On ne guérit jamais de son enfance ( surtout Lionel Duroy!), et l'auteur n'a de cesse de nous prouver que celle ci va déterminer ses échecs en amour
.Au début, j' ai éprouvé une certaine lassitude à ce ressassement perpétuel, à être convoquée, une fois encore devant le trou de la serrure. Le lecteur éprouve de la compassion pour ce pauvre Augustin, substitut de l'auteur, mais sent qu'il serait peut être temps de passer à autre chose et que cette psychanalyse littéraire lui est sans doute salutaire mais qu'elle n' apporte plus grand chose à l'émotion du lecteur.

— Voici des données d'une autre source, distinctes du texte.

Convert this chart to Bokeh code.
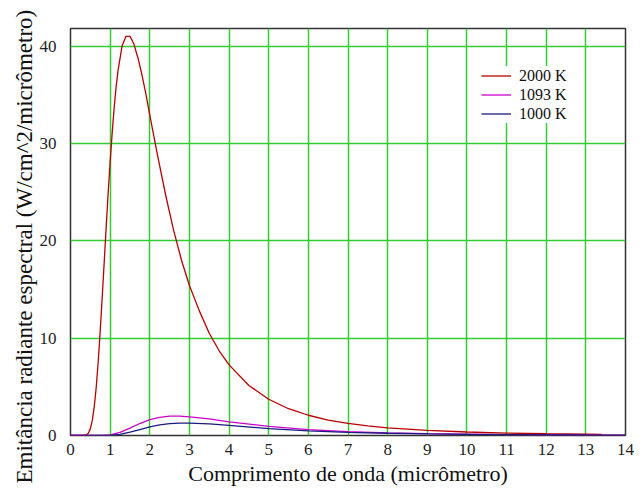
from bokeh.plotting import figure
from bokeh.models import Range1d, FixedTicker, Legend, LegendItem, Title
from bokeh.embed import file_html
from bokeh.resources import INLINE

# wavelength (micrometre) and spectral radiant exitance (W/cm^2/micrometre)
lam_2000 = [0.0, 0.2, 0.3, 0.4, 0.45, 0.5, 0.55, 0.6, 0.65, 0.7, 0.75, 0.8, 0.85, 0.9, 0.95,
            1.0, 1.05, 1.1, 1.15, 1.2, 1.3, 1.4, 1.5, 1.6, 1.7, 1.8, 1.9, 2.0, 2.2, 2.4, 2.6,
            2.8, 3.0, 3.25, 3.5, 3.75, 4.0, 4.5, 5.0, 5.5, 6.0, 6.5, 7.0, 7.5, 8.0, 9.0, 10.0,
            11.0, 12.0, 13.0, 13.4]
val_2000 = [0.0, 0.0, 0.0, 0.06, 0.23, 0.68, 1.55, 3.0, 5.0, 7.65, 10.8, 14.2, 17.8, 21.4, 24.9,
            28.1, 31.0, 33.6, 35.8, 37.5, 40.0, 41.0, 41.0, 40.2, 38.8, 37.1, 35.1, 32.9, 28.7,
            24.7, 21.1, 18.0, 15.4, 12.8, 10.5, 8.7, 7.25, 5.14, 3.72, 2.75, 2.08, 1.59, 1.24,
            0.98, 0.78, 0.52, 0.36, 0.25, 0.18, 0.14, 0.12]

lam_1093 = [0.0, 0.8, 1.0, 1.25, 1.5, 1.75, 2.0, 2.25, 2.5, 2.75, 3.0, 3.5, 4.0, 5.0, 6.0, 7.0,
            8.0, 9.0, 10.0, 11.0, 12.0, 13.0, 14.0]
val_1093 = [0.0, 0.0, 0.07, 0.33, 0.76, 1.23, 1.62, 1.87, 1.99, 1.98, 1.91, 1.70, 1.41, 0.93,
            0.60, 0.40, 0.27, 0.19, 0.14, 0.10, 0.075, 0.057, 0.045]

lam_1000 = [0.0, 0.8, 1.0, 1.25, 1.5, 1.75, 2.0, 2.25, 2.5, 2.75, 3.0, 3.5, 4.0, 5.0, 6.0, 7.0,
            8.0, 9.0, 10.0, 11.0, 12.0, 13.0, 14.0]
val_1000 = [0.0, 0.0, 0.02, 0.12, 0.34, 0.61, 0.88, 1.09, 1.22, 1.28, 1.28, 1.19, 1.03, 0.71,
            0.48, 0.33, 0.23, 0.16, 0.12, 0.086, 0.065, 0.05, 0.039]

series_labels = ["2000 K", "1093 K", "1000 K"]
series_colors = ["#b80000", "#cc00cc", "#1a1a80"]

x_ticks = list(range(0, 15))
y_ticks = [0, 10, 20, 30, 40]

x_title = "Comprimento de onda (micrômetro)"
y_title = "Emitância radiante espectral (W/cm^2/micrômetro)"

FONT = "Liberation Serif"

p = figure(width=634, height=488, output_backend="svg", toolbar_location=None,
           x_range=Range1d(0, 14), y_range=Range1d(0, 41.8),
           min_border_left=70, min_border_right=9, min_border_top=28, min_border_bottom=52)

p.outline_line_color = "#333333"
p.outline_line_width = 1.5
p.background_fill_color = "white"
p.border_fill_color = "white"

for ax in (p.xaxis[0], p.yaxis[0]):
    ax.axis_line_color = None
    ax.major_tick_line_color = None
    ax.minor_tick_line_color = None
    ax.major_label_text_font = FONT
    ax.major_label_text_font_size = "17px"
    ax.major_label_text_color = "#222222"
    ax.axis_label_text_font = FONT
    ax.axis_label_text_font_style = "normal"
    ax.axis_label_text_color = "#111111"

p.xaxis[0].ticker = FixedTicker(ticks=x_ticks)
p.yaxis[0].ticker = FixedTicker(ticks=y_ticks)
p.xaxis[0].major_label_standoff = 2
p.yaxis[0].major_label_standoff = 8
p.xaxis[0].axis_label = x_title
p.xaxis[0].axis_label_text_font_size = "22px"
p.xaxis[0].axis_label_standoff = 3

p.xgrid.ticker = FixedTicker(ticks=x_ticks[1:-1])
p.ygrid.ticker = FixedTicker(ticks=y_ticks[1:])
for g in (p.xgrid[0], p.ygrid[0]):
    g.grid_line_color = "#33cc33"
    g.grid_line_width = 1.5

r1 = p.line(lam_2000, val_2000, line_color=series_colors[0], line_width=1.3)
r2 = p.line(lam_1093, val_1093, line_color=series_colors[1], line_width=1.3)
r3 = p.line(lam_1000, val_1000, line_color=series_colors[2], line_width=1.3)

ytitle = Title(text=y_title, align="left", offset=-48, text_font=FONT,
               text_font_size="23px", text_font_style="normal", text_color="#111111",
               standoff=0)
p.add_layout(ytitle, "left")

legend = Legend(items=[LegendItem(label=series_labels[0], renderers=[r1]),
                       LegendItem(label=series_labels[1], renderers=[r2]),
                       LegendItem(label=series_labels[2], renderers=[r3])],
                location=(411, 312))
legend.border_line_color = None
legend.background_fill_color = "white"
legend.background_fill_alpha = 1.0
legend.label_text_font = FONT
legend.label_text_font_size = "16px"
legend.label_text_color = "#111111"
legend.glyph_width = 30
legend.glyph_height = 19
legend.label_height = 19
legend.spacing = 0
legend.padding = 6
legend.margin = 0
legend.label_standoff = 8
p.add_layout(legend, "center")

open("out.html", "w").write(file_html(p, INLINE))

Pourtant, peu à peu, on prend conscience que Lionel Duroy en a fait l'essence et le ressort même de son écriture et que ce ressassement n'est pas un ressassement utilitaire, mais littéraire, la matière même de son oeuvre. Nous lisons alors une sorte d'élégie moderne, avec ces refrains, ces phrases, ces situations, ces mêmes thèmes, ces mêmes lieux qui scandent le récit.
Le couple d'Augustin et de Cécile se délite. Ils se disent qu'ils s'aiment mais Cécile est amoureuse de Markus et Augustin qui n'a cessé de la tromper a rencontré Esther. Ce quatuor va précipiter l'auteur dans la redite du couple parental où il va se voir échouer comme son père. C'est un maigre sujet que l'auteur explore avec une sorte de masochisme, il ne se donne jamais le beau rôle et s'empare du discours sans lever l'opacité des êtres. Il creuse, il creuse, il tourne autour mais le secret, le "pourquoi" se dérobent toujours.

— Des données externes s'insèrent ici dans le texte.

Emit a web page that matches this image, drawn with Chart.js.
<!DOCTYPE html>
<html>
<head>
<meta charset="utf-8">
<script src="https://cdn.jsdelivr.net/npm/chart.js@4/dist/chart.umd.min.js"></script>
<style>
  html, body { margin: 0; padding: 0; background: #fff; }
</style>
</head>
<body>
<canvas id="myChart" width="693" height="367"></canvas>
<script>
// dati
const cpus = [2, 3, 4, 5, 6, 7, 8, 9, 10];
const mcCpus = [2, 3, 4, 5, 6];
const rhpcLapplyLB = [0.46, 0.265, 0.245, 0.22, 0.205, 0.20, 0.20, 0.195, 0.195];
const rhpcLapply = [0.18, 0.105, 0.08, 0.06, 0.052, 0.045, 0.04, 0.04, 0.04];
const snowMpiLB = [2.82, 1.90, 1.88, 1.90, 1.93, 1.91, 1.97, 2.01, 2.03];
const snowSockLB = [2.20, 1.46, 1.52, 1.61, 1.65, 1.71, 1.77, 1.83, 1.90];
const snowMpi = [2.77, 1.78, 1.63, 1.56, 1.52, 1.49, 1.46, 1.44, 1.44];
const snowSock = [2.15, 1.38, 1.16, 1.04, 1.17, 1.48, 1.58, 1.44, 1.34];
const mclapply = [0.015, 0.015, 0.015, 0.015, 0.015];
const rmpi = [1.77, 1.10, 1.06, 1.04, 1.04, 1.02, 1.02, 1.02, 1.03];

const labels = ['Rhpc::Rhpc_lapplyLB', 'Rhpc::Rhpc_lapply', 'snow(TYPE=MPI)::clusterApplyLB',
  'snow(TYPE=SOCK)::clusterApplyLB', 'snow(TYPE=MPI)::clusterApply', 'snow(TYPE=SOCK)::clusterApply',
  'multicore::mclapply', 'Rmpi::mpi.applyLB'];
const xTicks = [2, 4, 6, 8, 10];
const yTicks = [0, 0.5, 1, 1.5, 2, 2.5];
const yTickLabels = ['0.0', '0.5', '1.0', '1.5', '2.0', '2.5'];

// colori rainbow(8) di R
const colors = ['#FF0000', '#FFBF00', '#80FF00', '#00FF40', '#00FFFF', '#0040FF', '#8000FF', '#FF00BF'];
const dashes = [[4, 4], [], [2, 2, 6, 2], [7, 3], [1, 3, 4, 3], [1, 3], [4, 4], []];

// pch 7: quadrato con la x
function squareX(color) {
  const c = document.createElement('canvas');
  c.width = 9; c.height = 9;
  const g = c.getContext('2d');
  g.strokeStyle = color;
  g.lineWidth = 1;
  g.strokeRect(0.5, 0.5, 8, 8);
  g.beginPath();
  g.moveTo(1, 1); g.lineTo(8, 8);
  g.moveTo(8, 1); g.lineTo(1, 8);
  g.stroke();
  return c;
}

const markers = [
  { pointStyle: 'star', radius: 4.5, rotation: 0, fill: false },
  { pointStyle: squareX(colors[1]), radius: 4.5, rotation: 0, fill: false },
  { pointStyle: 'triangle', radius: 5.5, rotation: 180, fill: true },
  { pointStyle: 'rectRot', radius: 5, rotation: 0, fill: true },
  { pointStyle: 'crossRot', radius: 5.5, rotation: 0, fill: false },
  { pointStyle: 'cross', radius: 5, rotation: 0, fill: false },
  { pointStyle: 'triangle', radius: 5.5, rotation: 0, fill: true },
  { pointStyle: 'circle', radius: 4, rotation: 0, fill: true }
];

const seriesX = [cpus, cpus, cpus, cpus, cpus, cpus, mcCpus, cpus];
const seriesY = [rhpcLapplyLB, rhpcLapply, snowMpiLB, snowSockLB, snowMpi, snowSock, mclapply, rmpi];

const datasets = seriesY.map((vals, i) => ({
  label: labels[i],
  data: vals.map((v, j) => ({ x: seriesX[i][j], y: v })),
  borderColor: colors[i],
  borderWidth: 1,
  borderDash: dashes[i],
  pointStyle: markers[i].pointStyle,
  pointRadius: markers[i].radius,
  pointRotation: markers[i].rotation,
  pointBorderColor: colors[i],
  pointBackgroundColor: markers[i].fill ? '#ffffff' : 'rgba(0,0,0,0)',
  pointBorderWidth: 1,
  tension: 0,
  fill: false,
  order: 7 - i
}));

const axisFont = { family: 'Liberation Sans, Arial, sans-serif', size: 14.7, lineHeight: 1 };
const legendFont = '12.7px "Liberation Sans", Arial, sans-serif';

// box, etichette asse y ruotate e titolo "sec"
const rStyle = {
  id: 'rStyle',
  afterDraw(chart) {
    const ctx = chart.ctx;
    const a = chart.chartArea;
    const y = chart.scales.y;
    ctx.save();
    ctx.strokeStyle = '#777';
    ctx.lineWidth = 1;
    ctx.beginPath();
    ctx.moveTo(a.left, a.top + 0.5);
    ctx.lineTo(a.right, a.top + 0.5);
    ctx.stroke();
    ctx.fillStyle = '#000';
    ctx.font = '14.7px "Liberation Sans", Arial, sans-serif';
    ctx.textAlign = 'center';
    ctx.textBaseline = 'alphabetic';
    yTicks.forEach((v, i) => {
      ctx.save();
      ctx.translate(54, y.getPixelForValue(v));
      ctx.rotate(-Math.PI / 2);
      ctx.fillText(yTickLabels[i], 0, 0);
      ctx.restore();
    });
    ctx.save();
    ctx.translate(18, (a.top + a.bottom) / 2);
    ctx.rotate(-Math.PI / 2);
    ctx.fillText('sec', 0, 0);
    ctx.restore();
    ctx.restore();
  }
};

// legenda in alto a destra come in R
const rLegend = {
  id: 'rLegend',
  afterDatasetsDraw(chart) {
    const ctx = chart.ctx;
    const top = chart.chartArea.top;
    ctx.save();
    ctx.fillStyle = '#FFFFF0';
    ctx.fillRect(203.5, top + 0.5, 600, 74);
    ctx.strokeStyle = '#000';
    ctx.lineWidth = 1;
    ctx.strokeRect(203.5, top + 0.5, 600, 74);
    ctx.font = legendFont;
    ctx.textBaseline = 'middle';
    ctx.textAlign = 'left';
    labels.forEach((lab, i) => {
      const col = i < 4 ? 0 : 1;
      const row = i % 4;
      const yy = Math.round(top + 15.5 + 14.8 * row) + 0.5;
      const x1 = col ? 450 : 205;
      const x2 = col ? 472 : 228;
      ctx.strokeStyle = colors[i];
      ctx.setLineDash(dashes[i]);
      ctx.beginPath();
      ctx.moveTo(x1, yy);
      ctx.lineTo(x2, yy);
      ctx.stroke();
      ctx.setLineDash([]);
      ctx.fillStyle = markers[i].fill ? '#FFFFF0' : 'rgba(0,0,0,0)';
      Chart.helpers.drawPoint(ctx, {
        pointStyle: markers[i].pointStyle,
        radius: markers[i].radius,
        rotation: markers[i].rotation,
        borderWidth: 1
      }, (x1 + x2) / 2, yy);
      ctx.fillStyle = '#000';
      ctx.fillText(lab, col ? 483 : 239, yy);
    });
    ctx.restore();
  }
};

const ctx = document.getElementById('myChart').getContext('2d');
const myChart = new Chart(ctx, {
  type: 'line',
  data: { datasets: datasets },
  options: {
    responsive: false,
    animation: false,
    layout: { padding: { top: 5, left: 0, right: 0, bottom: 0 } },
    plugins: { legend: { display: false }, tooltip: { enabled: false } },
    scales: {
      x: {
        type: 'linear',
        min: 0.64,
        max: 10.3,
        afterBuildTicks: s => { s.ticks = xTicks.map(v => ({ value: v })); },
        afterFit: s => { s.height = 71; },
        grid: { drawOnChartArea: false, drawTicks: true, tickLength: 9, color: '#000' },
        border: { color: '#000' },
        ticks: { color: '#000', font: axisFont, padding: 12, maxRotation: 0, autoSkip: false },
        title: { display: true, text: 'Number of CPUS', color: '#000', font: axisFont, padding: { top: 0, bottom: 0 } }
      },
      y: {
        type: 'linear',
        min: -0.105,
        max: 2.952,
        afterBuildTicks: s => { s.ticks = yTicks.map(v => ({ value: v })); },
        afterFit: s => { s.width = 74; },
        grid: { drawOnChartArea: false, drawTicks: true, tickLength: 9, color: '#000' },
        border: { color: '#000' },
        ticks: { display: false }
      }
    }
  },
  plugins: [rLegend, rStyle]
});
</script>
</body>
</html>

Il n'y a pas de mots d'amour, il n'y a que des actes d'amour nous dit il et pourtant, tout est mots/maux dans "Vertiges".
Il est difficile dans l'autofiction de situer le "je" mais, qu'importe, il y a une sorte d'universalité dans les vertiges, les amours et les échecs d'Augustin, personnage tellement contemporain, et même sans cette adhésion, le lecteur est totalement pris par la technique narrative obsessionnelle de Lionel Duroy.

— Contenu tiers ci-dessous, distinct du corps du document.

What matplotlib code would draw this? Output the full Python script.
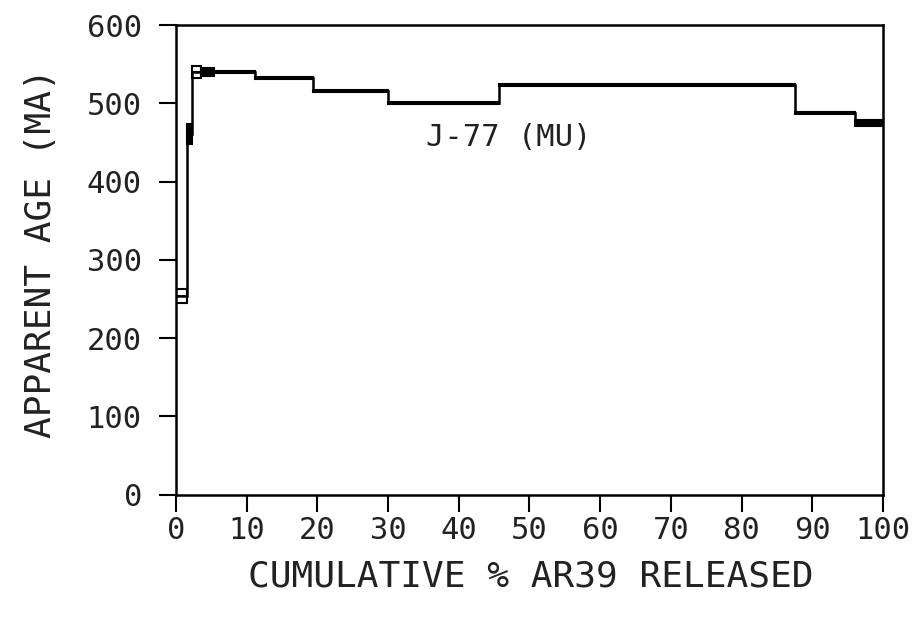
import numpy as np
import matplotlib.pyplot as plt

# step edges (cumulative % Ar39) and apparent ages (Ma) with 1-sigma errors
edges = [0, 1.5, 2.2, 3.5, 5.4, 11.2, 19.4, 30.0, 45.7, 87.6, 96.1, 100]
ages = [254, 461, 540, 540, 540, 532, 516, 500, 523, 488, 475]
errs = [9, 13, 8, 5, 1.5, 1.5, 1.5, 1.5, 1.5, 1.5, 4]

xticks = [0, 10, 20, 30, 40, 50, 60, 70, 80, 90, 100]
yticks = [0, 100, 200, 300, 400, 500, 600]

plt.rcParams['font.family'] = ['DejaVu Sans Mono']
txtcol = '#222222'

fig = plt.figure(figsize=(9.19, 6.19), dpi=100)
ax = fig.add_axes([0.1915, 0.201, 0.7693, 0.7585])

edges = np.array(edges)
ages = np.array(ages)
errs = np.array(errs)
widths = np.diff(edges)

# stepped spectrum line
ax.stairs(ages, edges, baseline=None, color='black', lw=1.8)

# error boxes (filled black where the box is too small to show open)
fills = ['none', 'black', 'none', 'black', 'black', 'black', 'black',
         'black', 'black', 'black', 'black']
ax.bar(edges[:-1], 2 * errs, width=widths, bottom=ages - errs, align='edge',
       facecolor=fills, edgecolor='black', linewidth=1.5)
ax.hlines(ages, edges[:-1], edges[1:], color='black', lw=1.2)

ax.text(35.4, 456, 'J-77 (MU)', fontsize=22, color=txtcol,
        ha='left', va='center')

ax.set_xlim(0, 100)
ax.set_ylim(0, 600)
ax.set_xticks(xticks)
ax.set_yticks(yticks)
ax.tick_params(axis='both', direction='out', length=12.5, width=1.5,
               labelsize=22, labelcolor=txtcol)
ax.tick_params(axis='x', pad=3)
ax.tick_params(axis='y', pad=12)
for s in ax.spines.values():
    s.set_linewidth(1.8)

fig.text(0.577, 0.068, 'CUMULATIVE % AR39 RELEASED', fontsize=26,
         color=txtcol, ha='center', va='center')
fig.text(0.045, 0.591, 'APPARENT AGE (MA)', fontsize=26, color=txtcol,
         ha='center', va='center', rotation=90)

fig.savefig('out.png', dpi=100)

Les deux dernières phrases du livre:
"Au milieu de la nuit, comme je ne dormais pas, j'avais enfin pris conscience de l'effet dévastateur d'une telle phrase. J'aurais tellement voulu qu'elle ne soit pas dite, mais elle l'avait été, et je savais qu'elle continuerait de creuser en moi jusqu'à ce que, petit à petit, le souvenir d'Esther s'estompe."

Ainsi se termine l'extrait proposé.